- **Provided material**

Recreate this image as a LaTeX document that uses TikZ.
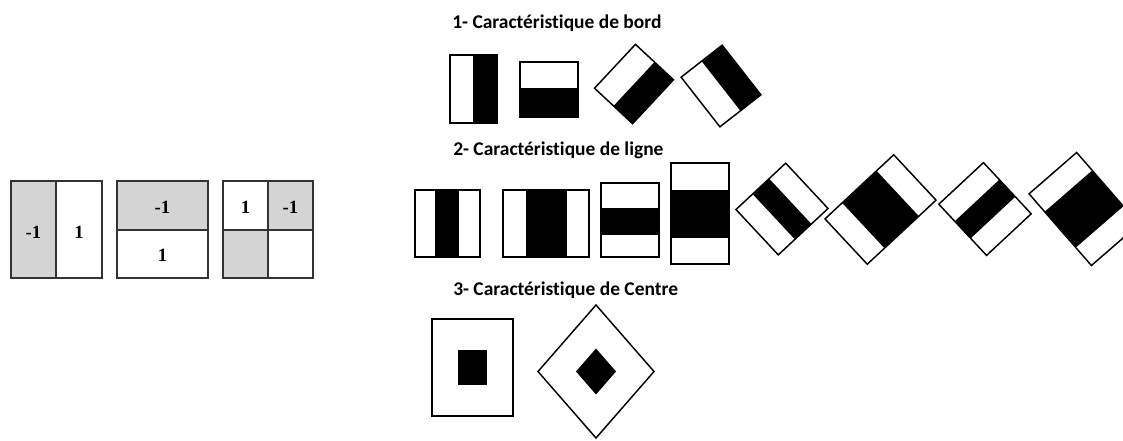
\documentclass[tikz,border=0pt]{standalone}
\usepackage{fontspec}
\setmainfont{Liberation Serif}
\newfontfamily\titlefont[Ligatures=NoCommon]{Carlito}

\begin{document}
\begin{tikzpicture}[x=0.75pt,y=-0.75pt]
    % Define styles
    \tikzstyle{kbox} = [draw=black!80, line width=1.6pt]
    \tikzstyle{lgray} = [fill=black!17]
    \tikzstyle{feat} = [draw, line width=1.1pt]
    \tikzstyle{dark} = [fill=black]
    \tikzstyle{num} = [font=\fontsize{14}{16}\selectfont\bfseries, inner sep=0pt]
    \tikzstyle{title} = [font=\titlefont\fontsize{14.6}{16}\selectfont\bfseries, anchor=west, inner sep=0pt]

    \useasboundingbox (0,0) rectangle (1123,440);
    \clip (0,0) rectangle (1123,440);

    % Kernels
    \fill [lgray] (11,181) rectangle (56,278);
    \draw [kbox] (11,181) rectangle (102,278);
    \draw [kbox] (56,181) -- (56,278);
    \node [num] (k1a) at (33.5,232) {-1};
    \node [num] (k1b) at (79,232) {1};

    \fill [lgray] (117,181) rectangle (208,230);
    \draw [kbox] (117,181) rectangle (208,278);
    \draw [kbox] (117,230) -- (208,230);
    \node [num] (k2a) at (162.5,207) {-1};
    \node [num] (k2b) at (162.5,255) {1};

    \fill [lgray] (268,181) rectangle (313,230);
    \fill [lgray] (223,230) rectangle (268,278);
    \draw [kbox] (223,181) rectangle (313,278);
    \draw [kbox] (268,181) -- (268,278);
    \draw [kbox] (223,230) -- (313,230);
    \node [num] (k3a) at (245.5,207) {1};
    \node [num] (k3b) at (290.5,207) {-1};

    % Titles
    \node [title] (t1) at (452,23) {1- Caractéristique de bord};
    \node [title] (t2) at (453,150) {2- Caractéristique de ligne};
    \node [title] (t3) at (453,290) {3- Caractéristique de Centre};

    % Edge features
    \fill [dark] (473,55) rectangle (497,123);
    \draw [feat] (450,55) rectangle (497,123);
    \fill [dark] (520,88) rectangle (578,117);
    \draw [feat] (520,62) rectangle (578,117);
    \begin{scope}[shift={(634,84)}, rotate=-43]
        \fill [dark] (0,-30) rectangle (26,30);
        \draw [feat] (-26,-30) rectangle (26,30);
    \end{scope}
    \begin{scope}[shift={(721,86)}, rotate=-52]
        \fill [dark] (-31.5,-26) rectangle (31.5,0);
        \draw [feat] (-31.5,-26) rectangle (31.5,26);
    \end{scope}

    % Line features
    \fill [dark] (435,190) rectangle (459,257);
    \draw [feat] (415,190) rectangle (480,257);
    \fill [dark] (526,190) rectangle (567,257);
    \draw [feat] (503,190) rectangle (589,257);
    \fill [dark] (601,208) rectangle (659,235);
    \draw [feat] (601,183) rectangle (659,257);
    \fill [dark] (671,190) rectangle (729,238);
    \draw [feat] (671,163) rectangle (729,264);
    \begin{scope}[shift={(782,209)}, rotate=-47]
        \fill [dark] (-31,-11.3) rectangle (31,11.3);
        \draw [feat] (-31,-34) rectangle (31,34);
    \end{scope}
    \begin{scope}[shift={(880.5,209.5)}, rotate=-47]
        \fill [dark] (-31,-23.5) rectangle (31,23.5);
        \draw [feat] (-31,-47) rectangle (31,47);
    \end{scope}
    \begin{scope}[shift={(985,209)}, rotate=-47]
        \fill [dark] (-11.7,-30.5) rectangle (11.7,30.5);
        \draw [feat] (-35,-30.5) rectangle (35,30.5);
    \end{scope}
    \begin{scope}[shift={(1084,209)}, rotate=-49]
        \fill [dark] (-23.75,-31.5) rectangle (23.75,31.5);
        \draw [feat] (-47.5,-31.5) rectangle (47.5,31.5);
    \end{scope}

    % Centre features
    \fill [dark] (458,350) rectangle (487,385);
    \draw [feat] (432,319) rectangle (513,416);
    \coordinate (c) at (596,371.5);
    \fill [dark] (c) ++(0,-23) -- ++(20,23) -- ++(-20,23) -- ++(-20,-23) -- cycle;
    \draw [feat] (c) ++(0,-66.5) -- ++(58,66.5) -- ++(-58,66.5) -- ++(-58,-66.5) -- cycle;
\end{tikzpicture}
\end{document}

- **Written instruction**
Write out the listing above exactly as it stands, pictures excluded.

- **Problem solution**
Recreate this image as a LaTeX document that uses TikZ.
\documentclass[tikz,border=0pt]{standalone}
\usepackage{fontspec}
\setmainfont{Liberation Serif}
\newfontfamily\titlefont[Ligatures=NoCommon]{Carlito}

\begin{document}
\begin{tikzpicture}[x=0.75pt,y=-0.75pt]
    % Define styles
    \tikzstyle{kbox} = [draw=black!80, line width=1.6pt]
    \tikzstyle{lgray} = [fill=black!17]
    \tikzstyle{feat} = [draw, line width=1.1pt]
    \tikzstyle{dark} = [fill=black]
    \tikzstyle{num} = [font=\fontsize{14}{16}\selectfont\bfseries, inner sep=0pt]
    \tikzstyle{title} = [font=\titlefont\fontsize{14.6}{16}\selectfont\bfseries, anchor=west, inner sep=0pt]

    \useasboundingbox (0,0) rectangle (1123,440);
    \clip (0,0) rectangle (1123,440);

    % Kernels
    \fill [lgray] (11,181) rectangle (56,278);
    \draw [kbox] (11,181) rectangle (102,278);
    \draw [kbox] (56,181) -- (56,278);
    \node [num] (k1a) at (33.5,232) {-1};
    \node [num] (k1b) at (79,232) {1};

    \fill [lgray] (117,181) rectangle (208,230);
    \draw [kbox] (117,181) rectangle (208,278);
    \draw [kbox] (117,230) -- (208,230);
    \node [num] (k2a) at (162.5,207) {-1};
    \node [num] (k2b) at (162.5,255) {1};

    \fill [lgray] (268,181) rectangle (313,230);
    \fill [lgray] (223,230) rectangle (268,278);
    \draw [kbox] (223,181) rectangle (313,278);
    \draw [kbox] (268,181) -- (268,278);
    \draw [kbox] (223,230) -- (313,230);
    \node [num] (k3a) at (245.5,207) {1};
    \node [num] (k3b) at (290.5,207) {-1};

    % Titles
    \node [title] (t1) at (452,23) {1- Caractéristique de bord};
    \node [title] (t2) at (453,150) {2- Caractéristique de ligne};
    \node [title] (t3) at (453,290) {3- Caractéristique de Centre};

    % Edge features
    \fill [dark] (473,55) rectangle (497,123);
    \draw [feat] (450,55) rectangle (497,123);
    \fill [dark] (520,88) rectangle (578,117);
    \draw [feat] (520,62) rectangle (578,117);
    \begin{scope}[shift={(634,84)}, rotate=-43]
        \fill [dark] (0,-30) rectangle (26,30);
        \draw [feat] (-26,-30) rectangle (26,30);
    \end{scope}
    \begin{scope}[shift={(721,86)}, rotate=-52]
        \fill [dark] (-31.5,-26) rectangle (31.5,0);
        \draw [feat] (-31.5,-26) rectangle (31.5,26);
    \end{scope}

    % Line features
    \fill [dark] (435,190) rectangle (459,257);
    \draw [feat] (415,190) rectangle (480,257);
    \fill [dark] (526,190) rectangle (567,257);
    \draw [feat] (503,190) rectangle (589,257);
    \fill [dark] (601,208) rectangle (659,235);
    \draw [feat] (601,183) rectangle (659,257);
    \fill [dark] (671,190) rectangle (729,238);
    \draw [feat] (671,163) rectangle (729,264);
    \begin{scope}[shift={(782,209)}, rotate=-47]
        \fill [dark] (-31,-11.3) rectangle (31,11.3);
        \draw [feat] (-31,-34) rectangle (31,34);
    \end{scope}
    \begin{scope}[shift={(880.5,209.5)}, rotate=-47]
        \fill [dark] (-31,-23.5) rectangle (31,23.5);
        \draw [feat] (-31,-47) rectangle (31,47);
    \end{scope}
    \begin{scope}[shift={(985,209)}, rotate=-47]
        \fill [dark] (-11.7,-30.5) rectangle (11.7,30.5);
        \draw [feat] (-35,-30.5) rectangle (35,30.5);
    \end{scope}
    \begin{scope}[shift={(1084,209)}, rotate=-49]
        \fill [dark] (-23.75,-31.5) rectangle (23.75,31.5);
        \draw [feat] (-47.5,-31.5) rectangle (47.5,31.5);
    \end{scope}

    % Centre features
    \fill [dark] (458,350) rectangle (487,385);
    \draw [feat] (432,319) rectangle (513,416);
    \coordinate (c) at (596,371.5);
    \fill [dark] (c) ++(0,-23) -- ++(20,23) -- ++(-20,23) -- ++(-20,-23) -- cycle;
    \draw [feat] (c) ++(0,-66.5) -- ++(58,66.5) -- ++(-58,66.5) -- ++(-58,-66.5) -- cycle;
\end{tikzpicture}
\end{document}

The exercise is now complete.